Pelosi masks her apparent frustration … but the mask is slipping

Nancy Pelosi must be the most frustrated politician in Washington, D.C. She is the speaker of the House of Representatives that likely has the votes to impeach the president of the United States.

But she doesn’t want the House to walk down that path. Why? Because she is taking the long view.

That brings me to the frustration she must be feeling.

Democrats control the House, but Republicans control the Senate. The House can impeach Trump with a simple majority vote. The Senate, which would put Trump on trial for “high crimes and misdemeanors,” must clear a much higher bar; it needs a two-thirds vote to convict the president on all charges. That’s 67 out of 100 senators; Republicans comprise 53 members, which means more than a dozen GOP senators need to believe that Trump is guilty of those crimes.

Frustration? Yeah!

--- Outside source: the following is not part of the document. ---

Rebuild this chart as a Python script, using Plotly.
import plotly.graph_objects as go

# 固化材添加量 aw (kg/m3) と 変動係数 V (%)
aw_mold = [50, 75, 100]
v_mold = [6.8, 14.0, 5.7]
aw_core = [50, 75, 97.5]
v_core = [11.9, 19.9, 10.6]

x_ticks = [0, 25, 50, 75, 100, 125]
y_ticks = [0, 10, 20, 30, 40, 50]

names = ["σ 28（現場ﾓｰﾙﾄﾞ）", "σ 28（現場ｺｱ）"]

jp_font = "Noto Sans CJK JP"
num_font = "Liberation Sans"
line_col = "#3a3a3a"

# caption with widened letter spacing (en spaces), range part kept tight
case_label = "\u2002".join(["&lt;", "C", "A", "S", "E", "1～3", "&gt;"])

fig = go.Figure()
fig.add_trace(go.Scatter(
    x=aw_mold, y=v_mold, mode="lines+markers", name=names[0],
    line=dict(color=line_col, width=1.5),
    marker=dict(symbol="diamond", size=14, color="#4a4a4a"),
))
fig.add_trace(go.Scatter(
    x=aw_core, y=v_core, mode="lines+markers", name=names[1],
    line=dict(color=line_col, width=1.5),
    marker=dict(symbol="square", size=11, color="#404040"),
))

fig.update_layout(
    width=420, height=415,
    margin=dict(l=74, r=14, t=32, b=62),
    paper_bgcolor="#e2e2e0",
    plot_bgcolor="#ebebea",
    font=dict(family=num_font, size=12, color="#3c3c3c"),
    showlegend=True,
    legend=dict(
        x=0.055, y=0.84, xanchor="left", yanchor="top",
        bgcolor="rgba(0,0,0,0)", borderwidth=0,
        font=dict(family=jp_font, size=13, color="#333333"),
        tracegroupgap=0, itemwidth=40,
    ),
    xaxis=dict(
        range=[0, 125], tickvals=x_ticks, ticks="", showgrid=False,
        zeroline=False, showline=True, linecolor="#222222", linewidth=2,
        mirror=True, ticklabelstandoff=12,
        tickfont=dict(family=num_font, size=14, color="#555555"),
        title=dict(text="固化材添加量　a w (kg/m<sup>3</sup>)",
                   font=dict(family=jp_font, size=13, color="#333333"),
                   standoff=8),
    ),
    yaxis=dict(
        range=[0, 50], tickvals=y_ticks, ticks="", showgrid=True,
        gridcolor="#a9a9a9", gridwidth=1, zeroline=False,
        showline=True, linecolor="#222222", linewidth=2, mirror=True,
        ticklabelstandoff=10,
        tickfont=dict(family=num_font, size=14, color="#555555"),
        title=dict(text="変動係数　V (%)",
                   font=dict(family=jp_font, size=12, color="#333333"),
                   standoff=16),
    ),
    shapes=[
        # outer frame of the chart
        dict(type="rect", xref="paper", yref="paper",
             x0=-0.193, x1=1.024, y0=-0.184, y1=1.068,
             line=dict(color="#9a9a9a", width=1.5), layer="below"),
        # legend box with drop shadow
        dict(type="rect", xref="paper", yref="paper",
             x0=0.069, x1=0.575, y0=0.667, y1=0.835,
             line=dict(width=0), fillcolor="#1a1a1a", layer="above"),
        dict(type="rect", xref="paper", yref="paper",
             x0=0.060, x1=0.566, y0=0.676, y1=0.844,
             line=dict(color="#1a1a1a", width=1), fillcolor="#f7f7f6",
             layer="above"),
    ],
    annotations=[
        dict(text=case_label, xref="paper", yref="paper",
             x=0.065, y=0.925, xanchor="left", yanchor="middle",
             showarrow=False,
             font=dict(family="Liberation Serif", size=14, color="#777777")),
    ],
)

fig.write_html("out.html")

Do ya think?

Pelosi is trying to stiff-arm members of her Democratic House caucus, those who want at the very least to launch what they’re calling an “impeachment inquiry,” which is code for actually impeaching the president.

Pelosi’s frustration surely rests in the comparative rhetoric that came from Republicans in 1998 when they impeached a Democratic president, Bill Clinton. What did the president do to warrant impeachment? He lied to a grand jury about that seedy relationship he had with what’s-her-name. He, um, obstructed justice, in GOP members’ eyes.

Many of those formerly fervent pro-impeachment Republicans are in office today. They are saying that despite the mountain of evidence compiled by special counsel Robert Mueller, that Donald Trump is “exonerated” of obstruction charges. Mueller and his investigative team found at least 10 instances where the president sought to impede investigations into the Russian attack on our electoral system in 2016. Mueller, though, said he couldn’t indict the president because of a Department of Justice policy prohibiting charging a sitting president with a crime.

He left the issue of determining culpability  up to Congress!

Are we clear on that? He didn’t exonerate, clear, declare the president to be innocent of anything!

Senate Republicans, though, aren’t having any of it. They’re standing behind one of their own, the man who occasionally visits the Oval Office.

I’m tellin’ ya, that is what I believe is the source of Speaker Pelosi’s supreme frustration. I also believe the speaker’s patience is wearing thin. She did say she’d prefer to see Trump “in prison” rather than merely being impeached.

I’m hoping she stands firm for as long as she can. Senate Republicans need to be made to understand what many of us believe already: that the president of the United States has committed criminal acts.